## DIRECTIONS
Do not copy the pictures; transcribe all other material exactly.

----- GIVEN DATA -----

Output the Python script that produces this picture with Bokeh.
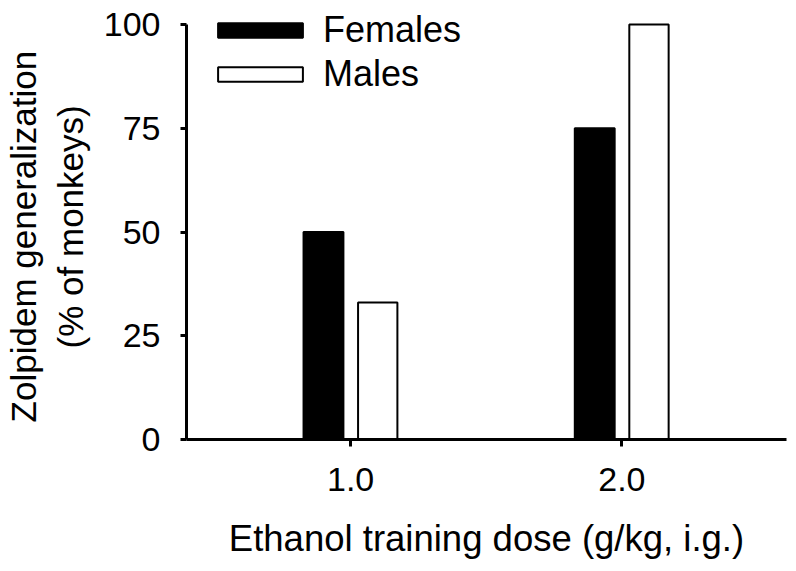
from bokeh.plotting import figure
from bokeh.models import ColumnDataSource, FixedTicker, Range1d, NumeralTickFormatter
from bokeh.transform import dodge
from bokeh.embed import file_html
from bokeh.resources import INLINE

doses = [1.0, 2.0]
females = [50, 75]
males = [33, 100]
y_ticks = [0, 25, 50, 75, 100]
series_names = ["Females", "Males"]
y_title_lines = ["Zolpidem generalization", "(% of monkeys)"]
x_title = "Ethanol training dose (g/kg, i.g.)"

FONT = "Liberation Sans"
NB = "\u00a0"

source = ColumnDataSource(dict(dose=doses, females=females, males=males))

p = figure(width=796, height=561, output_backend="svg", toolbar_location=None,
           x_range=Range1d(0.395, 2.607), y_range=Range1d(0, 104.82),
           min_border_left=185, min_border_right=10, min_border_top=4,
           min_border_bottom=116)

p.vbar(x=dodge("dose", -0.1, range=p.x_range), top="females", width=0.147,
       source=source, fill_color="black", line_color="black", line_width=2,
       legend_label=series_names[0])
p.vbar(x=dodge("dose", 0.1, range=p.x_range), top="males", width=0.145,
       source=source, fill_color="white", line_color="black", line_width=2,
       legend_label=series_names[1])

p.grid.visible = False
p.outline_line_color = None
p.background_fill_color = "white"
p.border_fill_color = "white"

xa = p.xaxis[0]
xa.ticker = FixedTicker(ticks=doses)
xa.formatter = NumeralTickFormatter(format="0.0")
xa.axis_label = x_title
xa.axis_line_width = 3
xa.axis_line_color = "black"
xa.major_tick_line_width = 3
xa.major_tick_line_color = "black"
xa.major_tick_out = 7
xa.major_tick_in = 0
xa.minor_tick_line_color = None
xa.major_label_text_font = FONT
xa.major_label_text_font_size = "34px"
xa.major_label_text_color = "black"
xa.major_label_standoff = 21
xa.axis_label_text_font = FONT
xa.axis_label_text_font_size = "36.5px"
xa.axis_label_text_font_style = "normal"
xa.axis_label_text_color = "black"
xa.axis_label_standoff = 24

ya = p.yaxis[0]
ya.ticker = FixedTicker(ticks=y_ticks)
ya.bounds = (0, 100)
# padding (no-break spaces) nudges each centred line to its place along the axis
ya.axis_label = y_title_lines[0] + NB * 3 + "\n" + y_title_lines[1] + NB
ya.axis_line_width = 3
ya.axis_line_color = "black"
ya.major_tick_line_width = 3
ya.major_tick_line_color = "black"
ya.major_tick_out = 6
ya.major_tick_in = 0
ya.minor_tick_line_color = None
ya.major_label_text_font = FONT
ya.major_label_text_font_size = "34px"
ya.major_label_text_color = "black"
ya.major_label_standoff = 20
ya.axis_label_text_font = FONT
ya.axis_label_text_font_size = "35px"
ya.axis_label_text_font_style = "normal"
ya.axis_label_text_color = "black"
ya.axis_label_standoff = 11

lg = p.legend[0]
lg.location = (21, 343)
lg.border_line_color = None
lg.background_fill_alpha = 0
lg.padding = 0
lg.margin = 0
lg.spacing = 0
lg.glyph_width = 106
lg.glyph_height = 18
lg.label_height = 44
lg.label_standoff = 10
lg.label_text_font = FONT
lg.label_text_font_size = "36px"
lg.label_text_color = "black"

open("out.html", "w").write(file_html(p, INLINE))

-----

## CORRECT OUTPUT
Output the Python script that produces this picture with Bokeh.
from bokeh.plotting import figure
from bokeh.models import ColumnDataSource, FixedTicker, Range1d, NumeralTickFormatter
from bokeh.transform import dodge
from bokeh.embed import file_html
from bokeh.resources import INLINE

doses = [1.0, 2.0]
females = [50, 75]
males = [33, 100]
y_ticks = [0, 25, 50, 75, 100]
series_names = ["Females", "Males"]
y_title_lines = ["Zolpidem generalization", "(% of monkeys)"]
x_title = "Ethanol training dose (g/kg, i.g.)"

FONT = "Liberation Sans"
NB = "\u00a0"

source = ColumnDataSource(dict(dose=doses, females=females, males=males))

p = figure(width=796, height=561, output_backend="svg", toolbar_location=None,
           x_range=Range1d(0.395, 2.607), y_range=Range1d(0, 104.82),
           min_border_left=185, min_border_right=10, min_border_top=4,
           min_border_bottom=116)

p.vbar(x=dodge("dose", -0.1, range=p.x_range), top="females", width=0.147,
       source=source, fill_color="black", line_color="black", line_width=2,
       legend_label=series_names[0])
p.vbar(x=dodge("dose", 0.1, range=p.x_range), top="males", width=0.145,
       source=source, fill_color="white", line_color="black", line_width=2,
       legend_label=series_names[1])

p.grid.visible = False
p.outline_line_color = None
p.background_fill_color = "white"
p.border_fill_color = "white"

xa = p.xaxis[0]
xa.ticker = FixedTicker(ticks=doses)
xa.formatter = NumeralTickFormatter(format="0.0")
xa.axis_label = x_title
xa.axis_line_width = 3
xa.axis_line_color = "black"
xa.major_tick_line_width = 3
xa.major_tick_line_color = "black"
xa.major_tick_out = 7
xa.major_tick_in = 0
xa.minor_tick_line_color = None
xa.major_label_text_font = FONT
xa.major_label_text_font_size = "34px"
xa.major_label_text_color = "black"
xa.major_label_standoff = 21
xa.axis_label_text_font = FONT
xa.axis_label_text_font_size = "36.5px"
xa.axis_label_text_font_style = "normal"
xa.axis_label_text_color = "black"
xa.axis_label_standoff = 24

ya = p.yaxis[0]
ya.ticker = FixedTicker(ticks=y_ticks)
ya.bounds = (0, 100)
# padding (no-break spaces) nudges each centred line to its place along the axis
ya.axis_label = y_title_lines[0] + NB * 3 + "\n" + y_title_lines[1] + NB
ya.axis_line_width = 3
ya.axis_line_color = "black"
ya.major_tick_line_width = 3
ya.major_tick_line_color = "black"
ya.major_tick_out = 6
ya.major_tick_in = 0
ya.minor_tick_line_color = None
ya.major_label_text_font = FONT
ya.major_label_text_font_size = "34px"
ya.major_label_text_color = "black"
ya.major_label_standoff = 20
ya.axis_label_text_font = FONT
ya.axis_label_text_font_size = "35px"
ya.axis_label_text_font_style = "normal"
ya.axis_label_text_color = "black"
ya.axis_label_standoff = 11

lg = p.legend[0]
lg.location = (21, 343)
lg.border_line_color = None
lg.background_fill_alpha = 0
lg.padding = 0
lg.margin = 0
lg.spacing = 0
lg.glyph_width = 106
lg.glyph_height = 18
lg.label_height = 44
lg.label_standoff = 10
lg.label_text_font = FONT
lg.label_text_font_size = "36px"
lg.label_text_color = "black"

open("out.html", "w").write(file_html(p, INLINE))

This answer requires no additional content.